Menteri Keuangan (Menkeu) Bambang Brodjonegoro mengungkapkan, perbedaan data jumlah PHK yang dirilis berbagai lembaga karena perbedaan definisi PHK oleh masing-masing pihak.
"Ada perbedaan data pengangguran. PHK katanya tinggi, kalau soal data unemployment beda, itu karena ada PHK, tapi tidak benar-benar PHK. Kalau PHK kan sifatnya benar-benar putus karyawan dan perusahaan," kata Bambang dalam diskusi Ketahanan Ekonomi Indonesia di Sekretariat Merah Putih, Jalan Cik Ditiro, Menteng, Jakarta Pusat, Senin (7/9/2015).

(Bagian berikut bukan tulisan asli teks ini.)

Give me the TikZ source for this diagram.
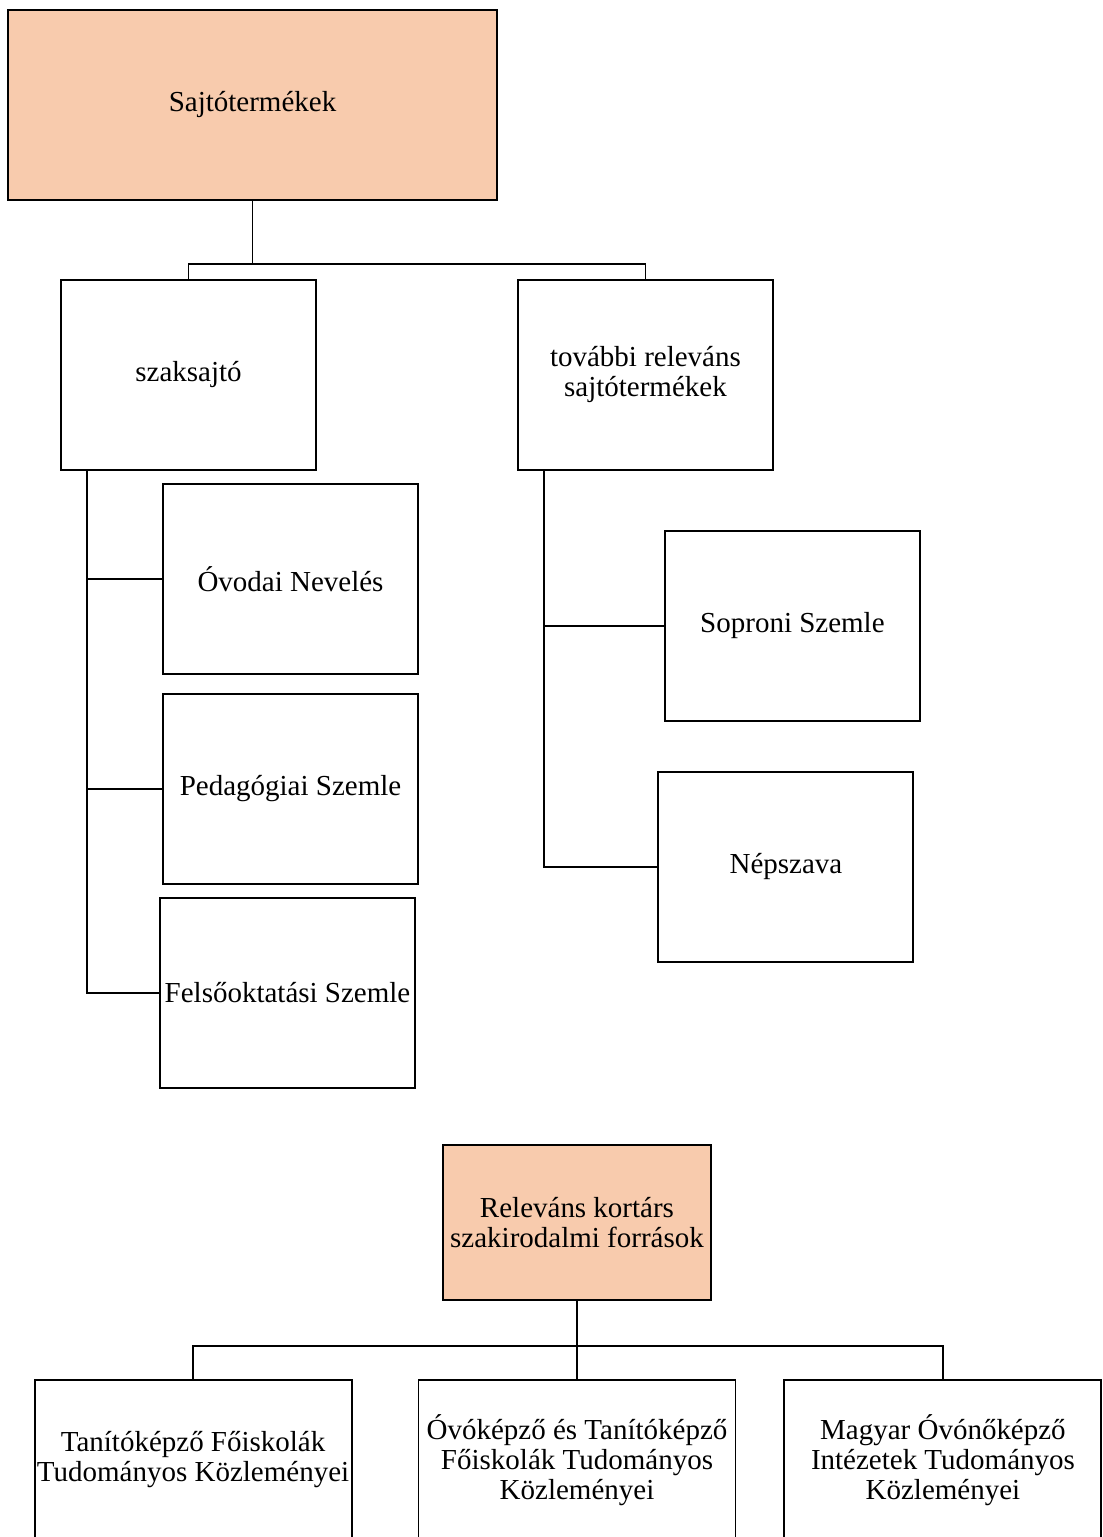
\documentclass[tikz,border=0pt]{standalone}
\usepackage{fontspec}
\setmainfont{Liberation Serif}
\usepackage{xcolor}
\usepackage{tikz}
\usetikzlibrary{positioning}
\definecolor{peach}{HTML}{F8CBAD}

\begin{document}
\begin{tikzpicture}[
        node distance=1.5cm,
        headbox/.style={rectangle, minimum width=9.78cm, minimum height=3.8cm, align=center, draw=black, line width=1.1pt, fill=peach, font=\fontsize{16.5}{17.1}\selectfont},
        itembox/.style={rectangle, minimum width=5.1cm, minimum height=3.8cm, inner sep=2pt, align=center, draw=black, line width=1.1pt, fill=white, font=\fontsize{16.5}{17.1}\selectfont},
        widebox/.style={itembox, minimum width=6.34cm, minimum height=3.2cm, inner xsep=1pt},
        link/.style={line width=1pt, draw=black}
    ]
        \useasboundingbox (0,0) rectangle (22.04,-30.74);

        % ===== Sajtótermékek =====
        \node (top) [headbox] at (5.05,-2.1) {Sajtótermékek};
        \node (szaksajto) [itembox, below right=1.56cm and 1.06cm of top.south west] {szaksajtó};
        \node (tovabbi) [itembox, right=4.0cm of szaksajto] {további releváns\\sajtótermékek};
        \node (ovodai) [itembox, below right=0.24cm and 2.04cm of szaksajto.south west] {Óvodai Nevelés};
        \node (pedagogiai) [itembox, below=0.36cm of ovodai] {Pedagógiai Szemle};
        \node (felso) [itembox, below=0.24cm of pedagogiai, xshift=-0.06cm] {Felsőoktatási Szemle};
        \node (soproni) [itembox, below right=1.18cm and 2.94cm of tovabbi.south west] {Soproni Szemle};
        \node (nepszava) [itembox, below=0.98cm of soproni, xshift=-0.13cm] {Népszava};

        % ===== szakirodalom =====
        \node (relevans) [headbox, minimum width=5.36cm, minimum height=3.1cm] at (11.54,-24.45) {Releváns kortárs\\szakirodalmi források};
        \node (ovokepzo) [widebox, below=1.56cm of relevans] {Óvóképző és Tanítóképző\\Főiskolák Tudományos\\Közleményei};
        \node (tanito) [widebox, left=1.3cm of ovokepzo] {Tanítóképző Főiskolák\\Tudományos Közleményei};
        \node (magyar) [widebox, right=0.94cm of ovokepzo] {Magyar Óvónőképző\\Intézetek Tudományos\\Közleményei};

        % ===== vonalak =====
        \draw [link] (top.south) -- ++(0,-1.26) -| (szaksajto.north);
        \draw [link] (top.south) -- ++(0,-1.26) -| (tovabbi.north);
        \coordinate (spineL) at ([xshift=0.54cm]szaksajto.south west);
        \draw [link] (spineL) |- (ovodai.west);
        \draw [link] (spineL) |- (pedagogiai.west);
        \draw [link] (spineL) |- (felso.west);
        \coordinate (spineR) at ([xshift=0.54cm]tovabbi.south west);
        \draw [link] (spineR) |- (soproni.west);
        \draw [link] (spineR) |- (nepszava.west);
        \draw [link] (relevans.south) -- ++(0,-0.9) -| (tanito.north);
        \draw [link] (relevans.south) -- (ovokepzo.north);
        \draw [link] (relevans.south) -- ++(0,-0.9) -| (magyar.north);

    \end{tikzpicture}
\end{document}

Menurut Bambang, selama ini banyak lembaga yang memasukan karyawan yang sebenarnya berhenti sementara, atau hanya pengurangan jam kerja oleh perusahaan, namun digolongkan statusnya sebagai PHK.
"Ada perusahaan sifatnya hanya pengurangan jam kerja dan merumahkan karyawan sementara. Dalam term, itu masih karyawan. Perusahaan sengaja melakukan itu, kalau di-PHK kan mau tidak mau perusahaan bayar pesangon. Sangat wajar ada beda-beda data," terang Bambang.

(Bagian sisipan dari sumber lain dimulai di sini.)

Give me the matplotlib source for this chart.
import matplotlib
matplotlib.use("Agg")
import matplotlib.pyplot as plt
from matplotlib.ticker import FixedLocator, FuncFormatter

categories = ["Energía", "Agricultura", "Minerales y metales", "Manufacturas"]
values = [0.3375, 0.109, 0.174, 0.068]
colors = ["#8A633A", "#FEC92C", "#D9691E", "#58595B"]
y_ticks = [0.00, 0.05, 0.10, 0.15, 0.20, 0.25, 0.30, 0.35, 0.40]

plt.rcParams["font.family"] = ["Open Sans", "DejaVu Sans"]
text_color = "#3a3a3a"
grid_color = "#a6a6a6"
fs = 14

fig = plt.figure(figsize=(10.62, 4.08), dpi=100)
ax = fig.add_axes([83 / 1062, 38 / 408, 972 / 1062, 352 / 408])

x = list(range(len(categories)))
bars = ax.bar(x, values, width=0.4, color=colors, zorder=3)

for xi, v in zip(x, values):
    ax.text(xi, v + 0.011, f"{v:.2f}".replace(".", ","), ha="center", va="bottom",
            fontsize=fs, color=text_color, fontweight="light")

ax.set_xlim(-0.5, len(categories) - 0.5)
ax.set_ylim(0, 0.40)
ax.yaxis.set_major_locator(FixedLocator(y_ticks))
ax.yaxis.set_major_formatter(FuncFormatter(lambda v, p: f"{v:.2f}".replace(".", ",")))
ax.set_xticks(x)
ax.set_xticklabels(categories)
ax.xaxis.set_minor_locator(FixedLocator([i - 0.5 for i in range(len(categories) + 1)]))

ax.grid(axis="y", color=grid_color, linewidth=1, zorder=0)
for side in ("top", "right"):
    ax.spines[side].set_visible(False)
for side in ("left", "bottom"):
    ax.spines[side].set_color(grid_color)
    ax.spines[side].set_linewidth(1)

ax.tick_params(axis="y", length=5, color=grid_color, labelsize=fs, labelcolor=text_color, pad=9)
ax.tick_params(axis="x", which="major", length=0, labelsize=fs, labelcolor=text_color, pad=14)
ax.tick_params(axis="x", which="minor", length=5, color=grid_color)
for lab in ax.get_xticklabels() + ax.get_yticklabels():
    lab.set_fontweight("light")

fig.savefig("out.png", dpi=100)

Bambang menuturkan, pihaknya hanya memakai data PHK yang dirilis Kementerian Tenaga Kerja (Kemenaker). Karena, perhitungan Kemenaker selalu didasarkan pada jumlah perusahaan yang telah benar-benar membayar pesangon.
"Selama ini ada banyak sumber data pengangguran, kalau kami selalu pakai dari Kemenaker. Karena mereka mendata semua perusahaan yang PHK. Kan harus cek perusahaan mana saja yang sudah bayar pesangon," tambah Bambang.

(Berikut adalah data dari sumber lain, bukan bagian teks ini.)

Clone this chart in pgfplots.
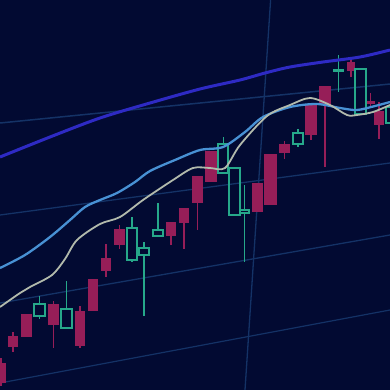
\documentclass[border=0pt]{standalone}
\usepackage{pgfplots}
\pgfplotsset{compat=1.18}
\definecolor{bgc}{RGB}{2,10,50}
\definecolor{gridc}{RGB}{20,50,102}
\definecolor{cred}{RGB}{150,30,88}
\definecolor{cteal}{RGB}{38,168,138}
\definecolor{mablue}{RGB}{46,42,196}
\definecolor{malight}{RGB}{72,145,212}
\definecolor{magray}{RGB}{178,186,172}
% red (filled) candle: xl, xc, xr, top, bottom, high, low
\newcommand{\rc}[7]{%
  \addplot[cred, line width=1.3pt] coordinates {(#2,#6) (#2,#7)};
  \addplot[draw=none, fill=cred] coordinates {(#1,#4) (#3,#4) (#3,#5) (#1,#5)} --cycle;
}
% teal (hollow) candle
\newcommand{\tc}[7]{%
  \addplot[cteal, line width=1.3pt] coordinates {(#2,#6) (#2,#4)};
  \addplot[cteal, line width=1.3pt] coordinates {(#2,#5) (#2,#7)};
  \addplot[cteal, line width=1.3pt, fill=none] coordinates {(#1,#4) (#3,#4) (#3,#5) (#1,#5)} --cycle;
}
\begin{document}
\begin{tikzpicture}
\begin{axis}[
  scale only axis, width=390bp, height=390bp,
  xmin=0, xmax=390, ymin=0, ymax=390, y dir=reverse,
  axis line style={draw=none}, ticks=none,
  axis background/.style={fill=bgc},
  clip=true,
]
% grid lines
\addplot[gridc, line width=1.5pt] coordinates {(0,123) (390,84)};
\addplot[gridc, line width=1.3pt] coordinates {(0,215) (390,163)};
\addplot[gridc, line width=1.3pt] coordinates {(0,303) (390,235)};
\addplot[gridc, line width=1.2pt] coordinates {(0,383) (390,310)};
\addplot[gridc, line width=1.3pt] coordinates {(270.6,0) (245,390)};
% red candles
\rc{-4}{1}{6}{363}{383}{358}{386}
\rc{8}{13}{18}{336}{347}{332}{352}
\rc{21}{26.5}{32}{314}{337}{314}{337}
\rc{48}{53.5}{59}{304}{325}{301}{348}
\rc{75}{80}{85}{311}{346}{306}{348}
\rc{88}{93}{98}{279}{311}{279}{311}
\rc{101}{106}{111}{258}{271}{244}{277}
\rc{114}{119.5}{125}{229}{245}{225}{249}
\rc{166}{171}{176}{222}{236}{222}{245}
\rc{179}{184}{189}{208}{223}{208}{249}
\rc{192}{197.5}{203}{176}{203}{176}{230}
\rc{205}{211}{217}{151}{182}{151}{182}
\rc{252}{257.5}{263}{183}{212}{183}{212}
\rc{264}{270.5}{277}{154}{205}{154}{205}
\rc{279}{284.5}{290}{144}{153}{141}{159}
\rc{305}{311}{317}{105}{135}{105}{140}
\rc{319}{325}{331}{86}{105}{86}{167}
\rc{347}{351}{355}{62}{71}{58}{77}
\rc{366}{370.5}{375}{101}{103.5}{93}{106}
\rc{374}{379}{384}{111}{125}{102}{139}
% teal candles
\tc{34}{39.5}{45}{304}{316}{296}{319}
\tc{61}{66.5}{72}{309}{328}{281}{328}
\tc{127}{132}{137}{228}{260}{217}{262}
\tc{139}{144}{149}{248}{255}{242}{316}
\tc{153}{158}{163}{230}{236}{203}{236}
\tc{218}{223.5}{228}{144}{173}{137}{173}
\tc{229}{234.5}{240}{168}{215}{168}{215}
\tc{240}{244.5}{249}{210}{213}{185}{262}
\tc{293}{298}{303}{133}{144}{129}{147}
\tc{334}{338.5}{343}{70}{71.5}{55}{92}
\tc{355}{360.5}{366}{69}{114}{69}{114}
\tc{386}{391}{396}{107}{123}{100}{130}
% moving averages
\addplot[mablue, line width=3pt, smooth] coordinates {
 (0,157) (50,137) (100,118) (150,103) (200,89) (240,80) (265,73) (290,67) (323,62) (360,57) (390,50)};
\addplot[malight, line width=2.3pt, smooth] coordinates {
 (0,268) (25,255) (50,237) (70,220) (85,207) (100,200) (117,193) (135,182) (150,171) (175,160) (200,150) (223,147) (245,132) (263,117) (290,107) (317,104) (340,108) (357,110) (375,106) (390,102)};
\addplot[magray, line width=1.8pt, smooth] coordinates {
 (0,307) (20,293) (30,287) (52,275) (65,259) (77,240) (100,224) (120,217) (143,200) (173,180) (193,168) (210,168) (225,168) (240,145) (267,116) (290,105) (310,98) (330,105) (347,115) (357,115) (373,112) (390,105)};
\end{axis}
\end{tikzpicture}
\end{document}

Hingga 25 Agustus tahun ini, Kemenaker mencatat sudah ada 26.000 karyawan yang terkena PHK di Indonesia. Sementara, sejumlah pengusaha yang tergabung dalam Kamar Dagang Indonesia (Kadin) menyebut, sudah ada 30.000 pekerja yang terkena PHK akibat lesunya ekonomi tahun ini.